Jadi, ia berasal dari luar wilayah penelitian. Ada kemungkinan di populasi aslinya, mungkin ibunya atau orang utan lain yang menunjukkan perilaku tersebut. Dia mempelajarinya secara sosial dan kemudian menerapkannya pada dirinya sendiri ketika dia terluka. Tapi kita tidak tahu. Jadi, bisa jadi itu juga sesuatu yang dia temukan sendiri.

Mungkin Anda bisa memberi tahu kami seberapa mirip sebenarnya orang utan dengan manusia?

Temuan kami menunjukkan sekali lagi betapa miripnya orang utan dengan kita, manusia. Artinya, mereka adalah kerabat terdekat kita. Kita memiliki 97% DNA yang sama dengan mereka. Dan ya, temuan ini sekali lagi menunjukkan betapa miripnya mereka dengan kita. Tapi tidak hanya dalam aspek ini. Ada banyak penelitian lain yang menunjukkan bahwa mereka sangat cerdas. Jadi, mereka bisa, misalnya: tidak hanya menggunakan alat tapi mereka juga bisa menginovasikan sebuah alat.

Jadi, keempat spesies kera besar, termasuk orang utan, terkadang juga menunjukkan sikap suka bercanda yang dalam banyak hal mirip dengan manusia.

Dapatkah Anda menjelaskan bagaimana situasi yang orang utan hadapi saat ini?

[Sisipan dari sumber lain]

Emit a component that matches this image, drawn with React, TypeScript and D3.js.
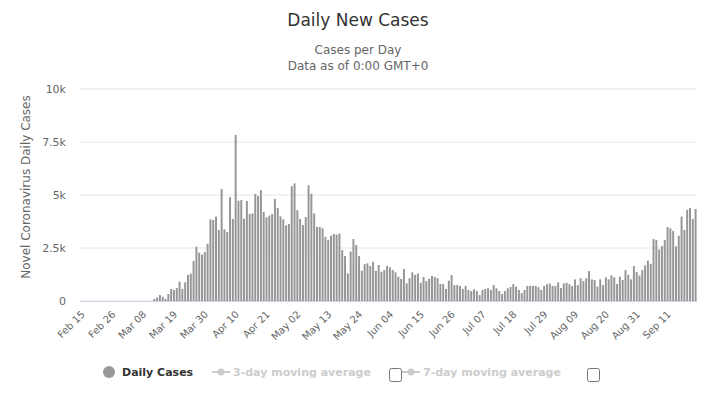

Ada beberapa faktor yang membuat orang utan terancam  di habitat alam. Salah satunya adalah perubahan iklim yang mulai terlihat mempengaruhi pola berbuah (fenologi) di kawasan ini. Di mana akan menyulitkan orang utan untuk memenuhi kebutuhan pakannya dan berujung pada kemampuan beradaptasi untuk dapat bertahan hidup. Jadi, kita semua harus bekerja sama untuk melindungi satwa yang menakjubkan ini.

Mengapa kamu suka sekali orang utan?

Saya suka dengan orang utan karena mereka sangat mirip dengan kita. Mereka cerdas dan kehidupan emosionalnya mirip dengan manusia. Bagi saya, sangat penting untuk menjaga hewan langka. Dan mengamati tingkah laku mereka yang luar bias aitu hal yang sangat menarik minat saya.